Oh and I wouldn't sell it either. Pass it on to the next generation. Let them screw up history when they sell it as a Harley, what do I care, I'm dead. We, as humans know how to do this quite well, pass on our twisted past to the next generation to decipher the truth.

So Mark, if we see you listing any Harley Motocykes on eBay... we're on to you. Otherwise, have fun with your bike. Hopefully it stays yours for a long time.

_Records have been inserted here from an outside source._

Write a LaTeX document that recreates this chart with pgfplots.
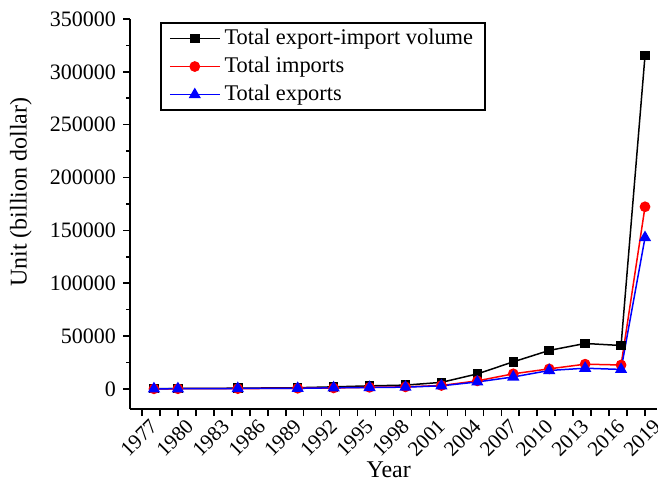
\documentclass[border=0pt]{standalone}
\usepackage{fontspec}
\setmainfont{Liberation Serif}
\usepackage{pgfplots}
\pgfplotsset{compat=1.18}

\begin{document}
\begin{tikzpicture}
\begin{axis}[
    name=ax,
    scale only axis,
    width=263.5pt, height=195pt,
    xmin=1976, xmax=2020,
    ymin=-19000, ymax=350000,
    axis x line=bottom, axis y line=left,
    axis line style={-, line width=1pt},
    tick align=outside,
    tick style={black, line width=0.8pt},
    major tick length=3.5pt, minor tick length=1.8pt,
    xtick={1977,1978.5,...,2019},
    xticklabels={1977,,1980,,1983,,1986,,1989,,1992,,1995,,1998,,2001,,2004,,2007,,2010,,2013,,2016,,2019},
    ytick={0,50000,100000,150000,200000,250000,300000,350000},
    yticklabels={0,50000,100000,150000,200000,250000,300000,350000},
    minor y tick num=1,
    scaled y ticks=false,
    yticklabel style={font=\fontsize{11}{13}\selectfont},
    xticklabel style={font=\fontsize{10.5}{12}\selectfont, anchor=center, xshift=-1.5pt, yshift=-11pt, rotate=45, inner sep=0pt},
    xlabel={Year},
    ylabel={Unit (billion dollar)},
    label style={font=\fontsize{12}{14}\selectfont},
    xlabel style={at={(axis description cs:0.491,-0.156)}, anchor=center},
    ylabel style={at={(axis description cs:-0.207,0.556)}, anchor=center},
    legend style={at={(axis description cs:0.057,0.992)}, anchor=north west,
        draw=black, line width=1pt, font=\fontsize{11.2}{12.5}\selectfont,
        row sep=0.8pt, inner xsep=4pt, inner ysep=1pt},
    legend cell align=left,
    legend image code/.code={\draw[mark repeat=2,mark phase=2,line width=0.75pt] plot coordinates {(0pt,0pt)(12.5pt,0pt)(25pt,0pt)};},
]
\addplot[black, line width=0.75pt, mark=square*, mark size=2pt] coordinates {
 (1978,206.4) (1980,381.4) (1985,696.0) (1990,1154.4) (1993,1957.0) (1996,2898.8)
 (1999,3606.3) (2002,6207.7) (2005,14219.1) (2008,25632.6) (2011,36418.6)
 (2014,43015.3) (2017,41071.4) (2019,315446)};
\addplot[red, line width=0.75pt, mark=*, mark size=2.3pt] coordinates {
 (1978,97.5) (1980,181.2) (1985,273.5) (1990,620.9) (1993,917.4) (1996,1510.5)
 (1999,1949.3) (2002,3255.7) (2005,7619.5) (2008,14306.9) (2011,18983.8)
 (2014,23422.9) (2017,22633.5) (2019,172342)};
\addplot[blue, line width=0.75pt, mark=triangle*, mark size=2.8pt] coordinates {
 (1978,108.9) (1980,200.2) (1985,422.5) (1990,533.5) (1993,1039.6) (1996,1388.3)
 (1999,1657.0) (2002,2951.7) (2005,6599.5) (2008,11325.6) (2011,17434.8)
 (2014,19592.4) (2017,18437.9) (2019,143162)};
\legend{Total export-import volume, Total imports, Total exports}
\end{axis}
\pgfresetboundingbox
\path (-65pt,-37pt) rectangle (264pt,204.5pt);
\end{tikzpicture}
\end{document}
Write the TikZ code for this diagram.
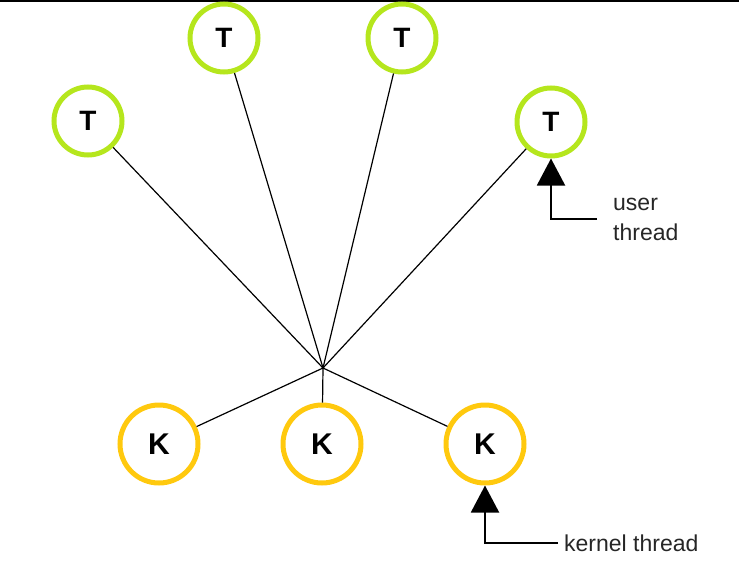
\documentclass[tikz,border=0pt]{standalone}
\usepackage{fontspec}
\setmainfont{Liberation Sans}
\usetikzlibrary{arrows.meta}
\definecolor{ugreen}{RGB}{181,230,29}
\definecolor{kgold}{RGB}{255,201,14}
\tikzset{
  uthread/.style={circle,draw=ugreen,line width=5pt,minimum size=68pt,inner sep=0pt,font=\fontsize{28}{28}\selectfont\bfseries},
  kthread/.style={circle,draw=kgold,line width=5pt,minimum size=78pt,inner sep=0pt,font=\fontsize{30}{30}\selectfont\bfseries},
  link/.style={line width=1.2pt},
  pointer/.style={line width=2pt,-{Triangle[length=27pt,width=28pt]}},
  lbl/.style={font=\fontsize{23}{30}\selectfont,align=left,text=black!85}
}
\begin{document}
\begin{tikzpicture}[x=1pt,y=-1pt]
    \useasboundingbox (0,0) rectangle (739,581);
    \fill (0,0) rectangle (739,2);
    % user threads
    \node[uthread] (t1) at (88,121) {T};
    \node[uthread] (t2) at (224,38) {T};
    \node[uthread] (t3) at (402,38) {T};
    \node[uthread] (t4) at (551,122) {T};
    % kernel threads
    \node[kthread] (k1) at (159,444) {K};
    \node[kthread] (k2) at (322,444) {K};
    \node[kthread] (k3) at (485,444) {K};
    \coordinate (hub) at (323,368);
    \foreach \n in {t1,t2,t3,t4,k1,k2,k3} \draw[link] (hub) -- (\n);
    % labels
    \node[lbl,anchor=west,inner xsep=16pt] (ulab) at (597,219) {user\\thread};
    \node[lbl,anchor=west,inner xsep=6pt] (klab) at (558,543) {kernel thread};
    \draw[pointer] (ulab.west) -| (t4);
    \draw[pointer] (klab.west) -| (k3);
  \end{tikzpicture}
\end{document}
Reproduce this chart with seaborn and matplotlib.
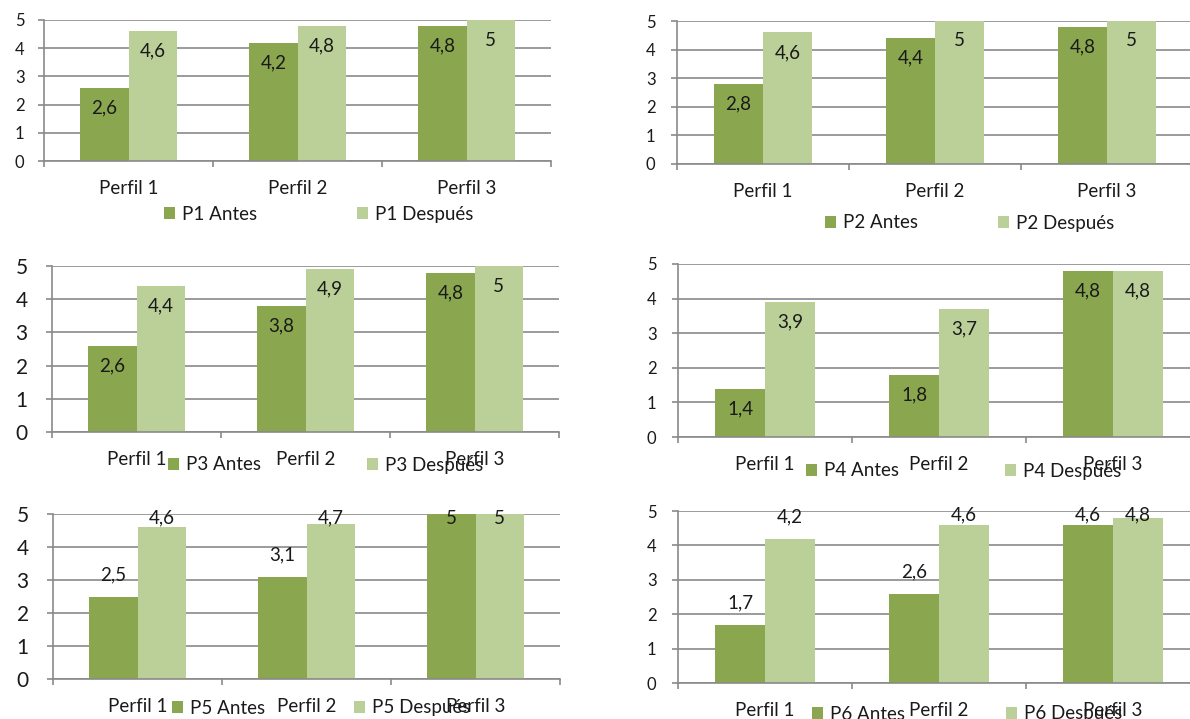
import matplotlib
matplotlib.use("Agg")
import matplotlib.pyplot as plt
import seaborn as sns
import pandas as pd
from matplotlib.patches import Patch

# ---- data -------------------------------------------------------------
perfiles = ["Perfil 1", "Perfil 2", "Perfil 3"]

p1_antes = [2.6, 4.2, 4.8]
p1_despues = [4.6, 4.8, 5.0]
p2_antes = [2.8, 4.4, 4.8]
p2_despues = [4.6, 5.0, 5.0]
p3_antes = [2.6, 3.8, 4.8]
p3_despues = [4.4, 4.9, 5.0]
p4_antes = [1.4, 1.8, 4.8]
p4_despues = [3.9, 3.7, 4.8]
p5_antes = [2.5, 3.1, 5.0]
p5_despues = [4.6, 4.7, 5.0]
p6_antes = [1.7, 2.6, 4.6]
p6_despues = [4.2, 4.6, 4.8]

y_ticks = [0, 1, 2, 3, 4, 5]

# ---- style ------------------------------------------------------------
sns.set_theme(style="white")
plt.rcParams["font.family"] = ["Lato", "DejaVu Sans"]

C_ANTES = "#8aa64f"
C_DESPUES = "#bbcf98"
GRID = "#8a8a8a"
TEXT = "#1a1a1a"

W, H = 1190, 719
fig = plt.figure(figsize=(W / 100, H / 100), dpi=100)

# panel layout in pixels: left, right, y of value 0, y of value 5
panels = [
    dict(tag="P1", antes=p1_antes, despues=p1_despues, box=(44, 551, 161, 20),
         ysize=12, ypad=9.5, labels="inside", leg=((164, 357), 214)),
    dict(tag="P2", antes=p2_antes, despues=p2_despues, box=(677, 1193, 164, 21),
         ysize=12, ypad=11, labels="inside", leg=((825, 998), 223)),
    dict(tag="P3", antes=p3_antes, despues=p3_despues, box=(52, 559, 432, 266),
         ysize=15, ypad=13, labels="inside", leg=((168, 367), 465)),
    dict(tag="P4", antes=p4_antes, despues=p4_despues, box=(678, 1200, 437, 264),
         ysize=12, ypad=11, labels="inside", leg=((806, 1005), 471)),
    dict(tag="P5", antes=p5_antes, despues=p5_despues, box=(53, 560, 679, 514),
         ysize=15, ypad=13, labels="outside", leg=((172, 354), 708)),
    dict(tag="P6", antes=p6_antes, despues=p6_despues, box=(678, 1200, 683, 511),
         ysize=12, ypad=11, labels="outside", leg=((812, 1006), 714)),
]


def fmt(v):
    return f"{v:g}".replace(".", ",")


for p in panels:
    left, right, y0, y5 = p["box"]
    ax = fig.add_axes([left / W, 1 - y0 / H, (right - left) / W, (y0 - y5) / H])

    s_antes = f"{p['tag']} Antes"
    s_desp = f"{p['tag']} Después"
    df = pd.DataFrame({
        "perfil": perfiles * 2,
        "valor": p["antes"] + p["despues"],
        "serie": [s_antes] * 3 + [s_desp] * 3,
    })
    sns.barplot(data=df, x="perfil", y="valor", hue="serie",
                palette=[C_ANTES, C_DESPUES], saturation=1, width=0.57,
                linewidth=0, legend=False, ax=ax, errorbar=None)

    ax.set_xlim(-0.5, 2.5)
    ax.set_ylim(0, 5)
    ax.set_xlabel("")
    ax.set_ylabel("")
    ax.set_axisbelow(True)

    # gridlines and axis lines
    ax.set_yticks(y_ticks)
    ax.set_yticklabels([str(t) for t in y_ticks], fontsize=p["ysize"], color=TEXT)
    ax.yaxis.grid(True, color=GRID, linewidth=1.2)
    ax.xaxis.grid(False)
    for side in ("top", "right"):
        ax.spines[side].set_visible(False)
    for side in ("left", "bottom"):
        ax.spines[side].set_color(GRID)
        ax.spines[side].set_linewidth(1.2)

    # category boundaries get tick marks, category centres get the names
    ax.set_xticks([-0.5, 0.5, 1.5, 2.5])
    ax.set_xticklabels([])
    ax.set_xticks([0, 1, 2], minor=True)
    ax.set_xticklabels(perfiles, minor=True, fontsize=13.5, color=TEXT)
    ax.tick_params(axis="x", which="major", bottom=True, length=4.5,
                   width=1.2, color=GRID, direction="out")
    ax.tick_params(axis="x", which="minor", bottom=True, length=0, pad=14)
    ax.tick_params(axis="y", which="major", left=True, length=4.5,
                   width=1.2, color=GRID, direction="out", pad=p["ypad"])

    # value labels
    ppu = (y0 - y5) / 5.0
    for cont in ax.containers:
        for bar in cont:
            v = bar.get_height()
            xc = bar.get_x() + bar.get_width() / 2
            if p["labels"] == "inside":
                yc = v - 20 / ppu
            else:
                yc = min(v + 22 / ppu, 5 - 4 / ppu)
            ax.text(xc, yc, fmt(v), ha="center", va="center",
                    fontsize=13.5, color=TEXT)

    # legend: two entries placed side by side
    (xa, xd), yl = p["leg"]
    for xpos, lab, col in ((xa, s_antes, C_ANTES), (xd, s_desp, C_DESPUES)):
        lg = fig.legend(handles=[Patch(facecolor=col, edgecolor="none", label=lab)],
                        loc="center left",
                        bbox_to_anchor=(xpos / W, 1 - yl / H),
                        bbox_transform=fig.transFigure,
                        frameon=False, fontsize=13.5, borderpad=0,
                        borderaxespad=0, handlelength=0.6, handleheight=0.6,
                        handletextpad=0.35)
        for t in lg.get_texts():
            t.set_color(TEXT)

fig.savefig("out.png", dpi=100)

On the very serious issue of fraud and sales using misleading advertising, I feel strongly that there should be some sort of registry and authentication process for some of these really rare bikes. Just as sports memorabilia has letters of authenticity, so should high ticket bikes. Now if only there was a national bicycle history archive that could provide such a service... Back to being serious, does anyone know of any efforts of to have such a registry? Maybe it can have a "CABE approved" link on the ebay listing. Unfortunately Mark, we can only give you an approval rating if you keep her as a Dayton... and a beautiful Dayton at that.


----------



## bud poe

As usual, well put Phil...
While I can understand why someone would be tempted to make the switch, HD's are cooler in most eyes, I wouldn't feel right about doing it.  This was my stance during our discussion.  While I can understand that it IS essentially a HD bicycle, my thought was that to an HD collector, the Datonia would be an incredible addition to their collection.  It's a rare and beautiful enough bike in it's own right, why mess with it?  My gut feeling is that it should remain what it started out as...I never even thought about the issue of what becomes of the article after it changes hands a few times.  I suppose this is how "fakes" or replicas get circulated...A well intentioned first sellers disclosure can get lost in the mix...  Whatever your opinion may be, I look forward to seeing where this goes...


----------



## bairdco

you guys are making me feel guilty. i guess i have to take the Hendee Mfg. stickers off my motorized walmart huffy...


----------



## Flat Tire

Just MHO but I would never change an original Davis bike of any kind to a Harley. I've seen fake HD bicycles many times over the years at the Antique Motorcycle shows. Every time I see a restored HD bike I automatically consider it a fake....And unless you had an original headbadge, which are pretty hard to come by, the bike still wouldnt be original.  As fas as full disclosure remember the old saying "Oh what a tangled web we weave, when first we practice to deceive" lol...... You never know what kind of questions people will ask, for example if someone did change this bike, and a buyer was interested and said "wow thats a nice bike! is this the way you found it?"....or "was it complete when you found it, or did you add any parts".....I've heard those questions before......then you would be stuck in the position of lying or telling the truth.


----------



## bud poe

I want to be clear too, that I'm not passing judgement on anyone else's actions, but I can only speak to what I would feel OK about doing.  When that bike in question was converted to a HD, I'd always have the feeling that it's just....not...right...
Some might argue that my Hiawatha-turned-whizzer might fall into the same category, being that I took something, added parts and ended up with something else?  But I think thats a whole different animal, I'm not trying to hide it's origins and pass it off a s a geniuine "Whizzer".  I just wanted to build a cool looking old motorbike...
Loving reading all the opinions on this...


----------



## Springer Tom

Touche, Phil. The same goes for cloned cars and motorcycles. If a particular car was worth $60,000-70,000, it would seem idiotic to spend $30,000 or so so on a cloned vehicle. In the end, what did you buy? And when you go to sell it and can't because it's a clone, what did you expect? The one thing that's accomplished is people using original parts to build clones when we need the original parts for the originals. As far as full disclosure, it may work the first time the bike was sold, but not the next.Flat Tire knows the story, we've all seen Knuckleheads selling for exorbitant prices when you know damn well there's a lot of them just pieced together.......just my 2 cent contribution........


----------



## Larmo63

I agree with Mr. Marshall. I'm turning my Black Phantom back into the Sting-Ray it started out as. Sorry for any confusion.


----------



## bairdco

kidding aside, i think trying to pass a bike off as something else for monetary reasons is totally wrong, but if you want to keep it for yourself, there's nothing wrong with that, just don't go around telling people it's an original that you found in the basement of an abandoned building in Milwaukee.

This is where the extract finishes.